* START Material shown *

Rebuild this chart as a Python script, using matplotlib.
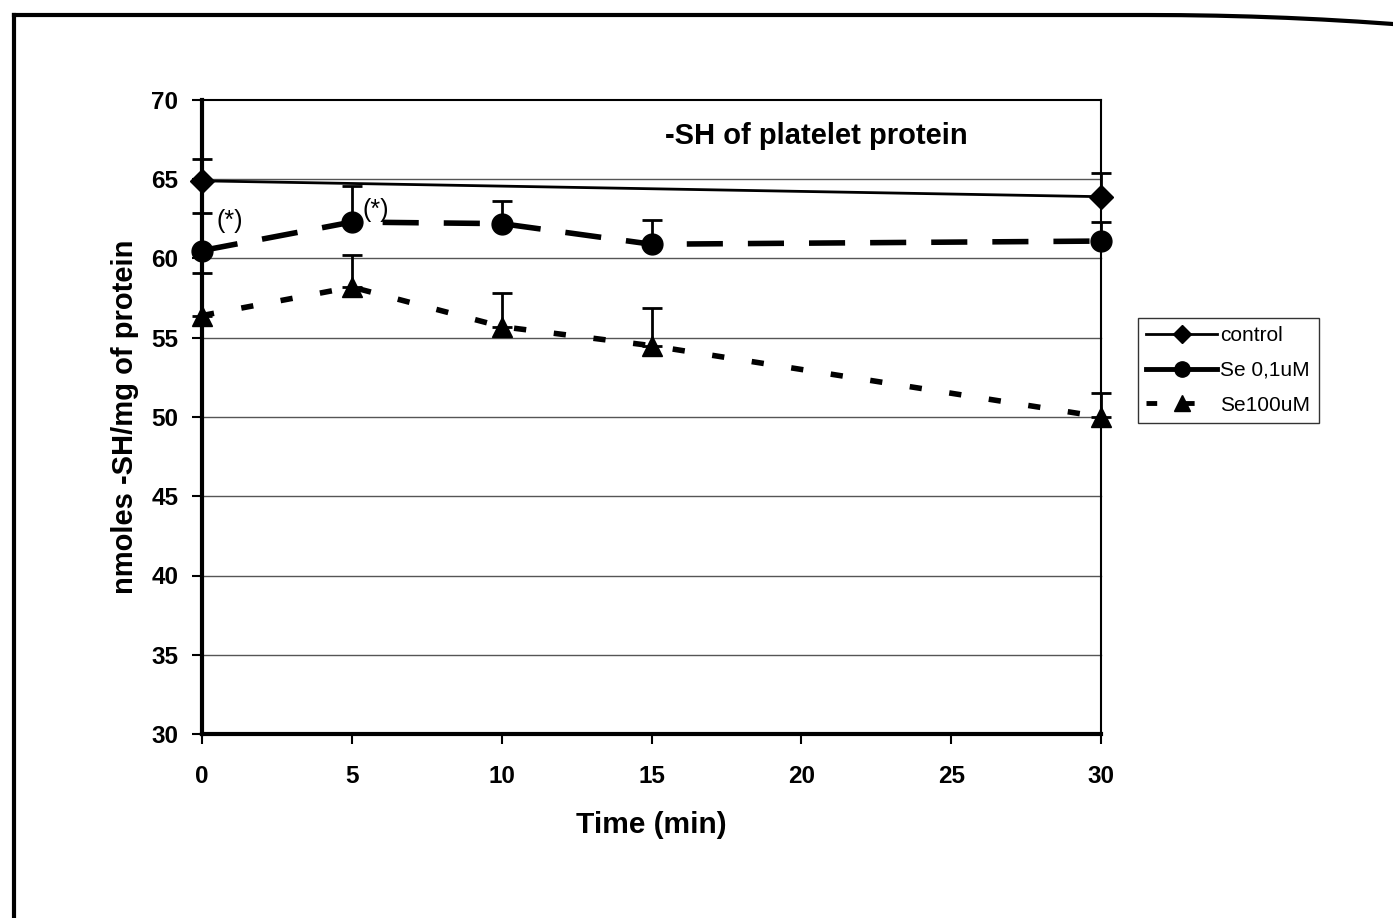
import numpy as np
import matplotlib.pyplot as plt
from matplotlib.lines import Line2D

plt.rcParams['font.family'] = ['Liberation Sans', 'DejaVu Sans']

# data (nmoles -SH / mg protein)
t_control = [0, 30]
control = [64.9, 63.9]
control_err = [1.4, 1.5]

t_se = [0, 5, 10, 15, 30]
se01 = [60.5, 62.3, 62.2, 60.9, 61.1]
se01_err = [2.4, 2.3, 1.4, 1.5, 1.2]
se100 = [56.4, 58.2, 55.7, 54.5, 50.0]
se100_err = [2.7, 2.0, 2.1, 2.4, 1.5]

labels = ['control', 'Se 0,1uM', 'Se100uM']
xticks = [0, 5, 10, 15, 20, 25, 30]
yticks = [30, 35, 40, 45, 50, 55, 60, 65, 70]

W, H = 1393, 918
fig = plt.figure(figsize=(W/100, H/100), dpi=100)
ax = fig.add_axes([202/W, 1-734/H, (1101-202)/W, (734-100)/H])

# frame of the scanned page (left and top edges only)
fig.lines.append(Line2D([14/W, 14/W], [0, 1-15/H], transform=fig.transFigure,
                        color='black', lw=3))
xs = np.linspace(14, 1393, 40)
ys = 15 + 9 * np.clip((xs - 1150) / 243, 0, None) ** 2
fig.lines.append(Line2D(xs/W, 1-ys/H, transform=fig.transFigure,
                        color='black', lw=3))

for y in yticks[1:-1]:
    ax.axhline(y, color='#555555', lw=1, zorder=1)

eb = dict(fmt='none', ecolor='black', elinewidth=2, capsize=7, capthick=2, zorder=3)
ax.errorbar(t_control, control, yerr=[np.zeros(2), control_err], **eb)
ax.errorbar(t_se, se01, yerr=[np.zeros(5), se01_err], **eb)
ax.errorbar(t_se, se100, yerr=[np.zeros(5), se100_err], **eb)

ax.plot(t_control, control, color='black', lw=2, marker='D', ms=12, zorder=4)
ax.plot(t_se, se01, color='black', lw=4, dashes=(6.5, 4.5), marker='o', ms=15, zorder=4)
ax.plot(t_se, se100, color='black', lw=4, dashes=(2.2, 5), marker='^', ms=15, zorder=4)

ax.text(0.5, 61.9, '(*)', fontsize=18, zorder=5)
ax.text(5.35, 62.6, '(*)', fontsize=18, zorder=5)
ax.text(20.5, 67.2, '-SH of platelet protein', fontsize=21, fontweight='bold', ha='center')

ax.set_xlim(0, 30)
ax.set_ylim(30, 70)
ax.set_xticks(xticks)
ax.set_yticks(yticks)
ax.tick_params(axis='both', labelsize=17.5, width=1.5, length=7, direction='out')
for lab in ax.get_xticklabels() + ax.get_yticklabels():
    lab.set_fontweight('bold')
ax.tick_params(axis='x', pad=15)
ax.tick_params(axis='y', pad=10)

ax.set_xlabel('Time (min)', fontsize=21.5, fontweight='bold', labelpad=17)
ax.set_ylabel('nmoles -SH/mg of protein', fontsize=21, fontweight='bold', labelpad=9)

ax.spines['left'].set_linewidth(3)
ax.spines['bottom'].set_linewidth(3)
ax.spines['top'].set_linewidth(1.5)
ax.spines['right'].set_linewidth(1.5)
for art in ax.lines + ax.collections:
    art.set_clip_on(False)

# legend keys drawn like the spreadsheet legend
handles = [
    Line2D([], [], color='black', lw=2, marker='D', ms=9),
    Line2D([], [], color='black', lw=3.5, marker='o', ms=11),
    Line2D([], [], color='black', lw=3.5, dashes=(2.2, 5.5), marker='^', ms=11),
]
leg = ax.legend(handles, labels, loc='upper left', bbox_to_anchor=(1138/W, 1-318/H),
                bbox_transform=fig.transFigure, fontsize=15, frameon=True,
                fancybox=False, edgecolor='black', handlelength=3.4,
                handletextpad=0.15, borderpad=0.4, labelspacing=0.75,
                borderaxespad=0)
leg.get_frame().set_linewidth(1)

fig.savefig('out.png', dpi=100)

* END Material shown *
* START Material shown *

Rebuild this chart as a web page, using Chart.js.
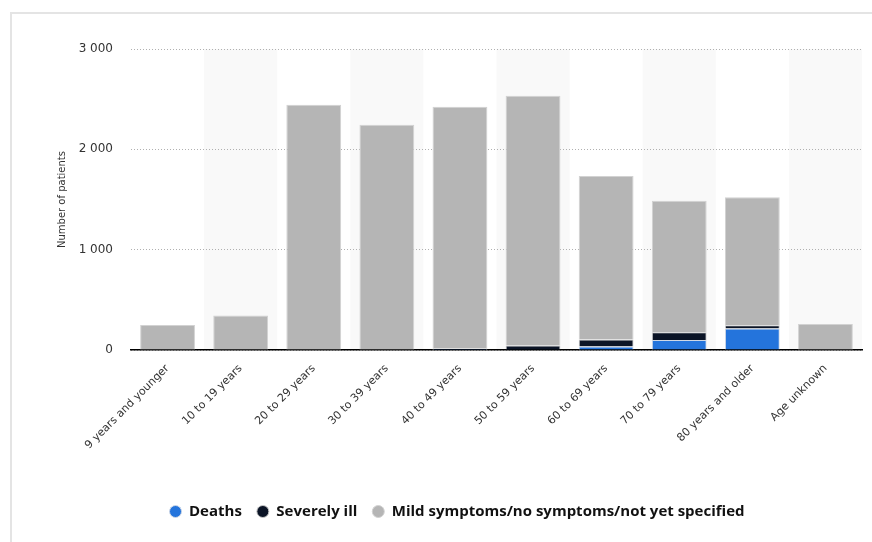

* END Material shown *
* START Material shown *

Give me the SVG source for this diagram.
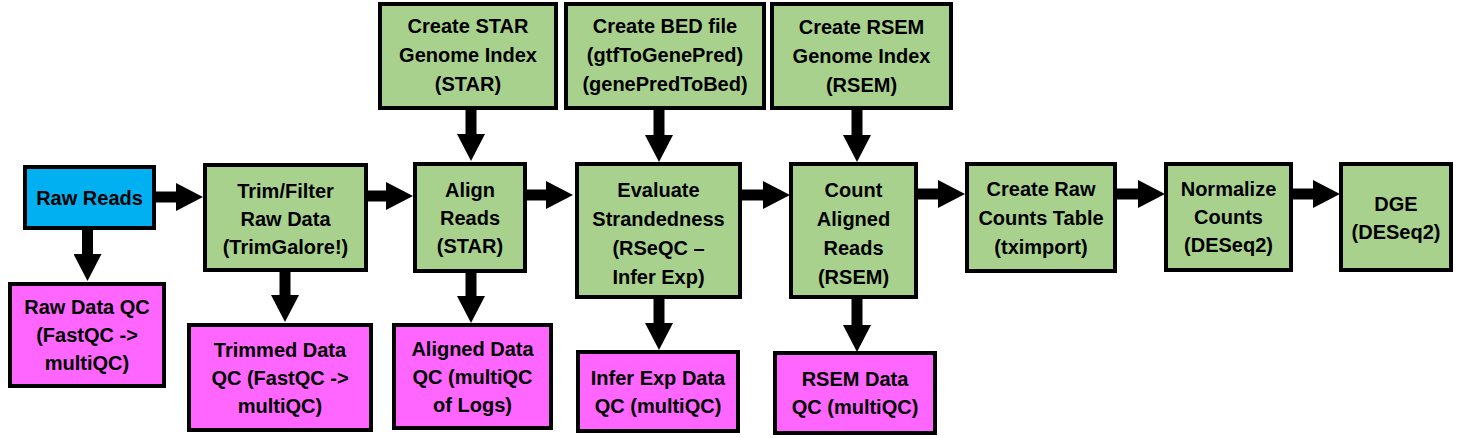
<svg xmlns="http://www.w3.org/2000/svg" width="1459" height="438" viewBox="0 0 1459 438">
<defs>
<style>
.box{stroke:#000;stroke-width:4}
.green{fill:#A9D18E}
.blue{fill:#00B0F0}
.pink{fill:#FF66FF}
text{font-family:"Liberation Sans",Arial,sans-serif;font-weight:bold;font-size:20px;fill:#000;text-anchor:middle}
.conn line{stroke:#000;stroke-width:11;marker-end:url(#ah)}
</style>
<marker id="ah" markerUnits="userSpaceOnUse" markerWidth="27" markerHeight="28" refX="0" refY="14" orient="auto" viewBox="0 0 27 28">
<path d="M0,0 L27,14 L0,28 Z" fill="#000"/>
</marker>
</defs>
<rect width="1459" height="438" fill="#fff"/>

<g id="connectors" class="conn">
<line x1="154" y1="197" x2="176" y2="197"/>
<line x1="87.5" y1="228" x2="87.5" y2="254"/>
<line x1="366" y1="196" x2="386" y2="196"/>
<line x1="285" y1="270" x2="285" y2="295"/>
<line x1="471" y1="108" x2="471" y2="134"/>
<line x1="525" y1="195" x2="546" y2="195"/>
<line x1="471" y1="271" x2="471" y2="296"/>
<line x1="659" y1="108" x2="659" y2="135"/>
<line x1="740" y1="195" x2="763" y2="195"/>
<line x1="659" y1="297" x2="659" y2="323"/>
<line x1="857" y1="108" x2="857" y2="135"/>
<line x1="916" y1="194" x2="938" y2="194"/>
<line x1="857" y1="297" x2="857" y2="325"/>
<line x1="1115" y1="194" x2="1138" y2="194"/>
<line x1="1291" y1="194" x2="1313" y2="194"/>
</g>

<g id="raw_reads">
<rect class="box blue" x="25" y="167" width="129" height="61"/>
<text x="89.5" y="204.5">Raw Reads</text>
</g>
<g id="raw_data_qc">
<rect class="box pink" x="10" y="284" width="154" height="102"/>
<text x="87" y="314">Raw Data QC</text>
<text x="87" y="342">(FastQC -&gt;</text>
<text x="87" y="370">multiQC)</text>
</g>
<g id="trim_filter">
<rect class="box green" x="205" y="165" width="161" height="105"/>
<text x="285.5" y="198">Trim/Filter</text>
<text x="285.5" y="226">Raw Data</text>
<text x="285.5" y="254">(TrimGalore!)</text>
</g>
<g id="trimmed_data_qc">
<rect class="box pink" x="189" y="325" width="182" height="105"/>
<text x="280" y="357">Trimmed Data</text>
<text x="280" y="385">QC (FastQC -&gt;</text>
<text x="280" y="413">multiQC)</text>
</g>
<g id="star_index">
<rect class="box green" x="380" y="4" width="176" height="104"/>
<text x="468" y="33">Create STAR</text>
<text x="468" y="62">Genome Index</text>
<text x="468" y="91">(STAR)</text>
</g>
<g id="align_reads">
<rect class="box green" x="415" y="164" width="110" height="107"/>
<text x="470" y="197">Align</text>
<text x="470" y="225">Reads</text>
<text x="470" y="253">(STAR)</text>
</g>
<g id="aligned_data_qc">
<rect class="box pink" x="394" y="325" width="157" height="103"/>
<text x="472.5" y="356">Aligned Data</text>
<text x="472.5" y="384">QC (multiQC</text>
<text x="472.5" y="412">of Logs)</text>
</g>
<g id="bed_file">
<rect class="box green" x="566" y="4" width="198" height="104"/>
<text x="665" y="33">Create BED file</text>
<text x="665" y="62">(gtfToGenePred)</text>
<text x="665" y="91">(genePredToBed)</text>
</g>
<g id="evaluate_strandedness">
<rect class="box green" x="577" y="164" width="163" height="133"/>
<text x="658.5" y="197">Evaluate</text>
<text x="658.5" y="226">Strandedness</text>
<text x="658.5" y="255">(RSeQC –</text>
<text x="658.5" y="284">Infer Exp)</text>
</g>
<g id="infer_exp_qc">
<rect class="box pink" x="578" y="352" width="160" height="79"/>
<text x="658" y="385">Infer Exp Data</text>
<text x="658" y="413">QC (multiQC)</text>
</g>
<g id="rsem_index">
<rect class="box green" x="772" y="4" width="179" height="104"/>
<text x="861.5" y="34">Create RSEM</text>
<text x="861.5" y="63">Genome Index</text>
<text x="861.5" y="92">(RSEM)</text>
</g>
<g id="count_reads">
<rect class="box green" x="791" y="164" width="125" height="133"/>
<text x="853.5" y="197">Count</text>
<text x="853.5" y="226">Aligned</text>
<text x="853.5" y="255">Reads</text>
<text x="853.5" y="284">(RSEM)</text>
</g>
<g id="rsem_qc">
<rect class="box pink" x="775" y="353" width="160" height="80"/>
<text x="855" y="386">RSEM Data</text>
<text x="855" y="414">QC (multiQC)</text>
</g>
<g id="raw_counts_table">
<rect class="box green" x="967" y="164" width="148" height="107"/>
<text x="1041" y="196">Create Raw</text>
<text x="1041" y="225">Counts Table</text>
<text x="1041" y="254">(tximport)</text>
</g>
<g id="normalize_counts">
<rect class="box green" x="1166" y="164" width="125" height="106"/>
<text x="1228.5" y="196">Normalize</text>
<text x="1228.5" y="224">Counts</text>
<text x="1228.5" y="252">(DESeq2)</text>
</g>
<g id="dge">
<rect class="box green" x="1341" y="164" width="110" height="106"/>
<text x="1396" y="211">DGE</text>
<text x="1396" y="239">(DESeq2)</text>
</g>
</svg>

* END Material shown *

> [Given task] Drop the images and output only the lines from the one that contains "Rebuild this chart as a Python" to the one that contains "control_err = [1.4, 1.5]", both included.

> [Result of the task]
Rebuild this chart as a Python script, using matplotlib.
import numpy as np
import matplotlib.pyplot as plt
from matplotlib.lines import Line2D

plt.rcParams['font.family'] = ['Liberation Sans', 'DejaVu Sans']

# data (nmoles -SH / mg protein)
t_control = [0, 30]
control = [64.9, 63.9]
control_err = [1.4, 1.5]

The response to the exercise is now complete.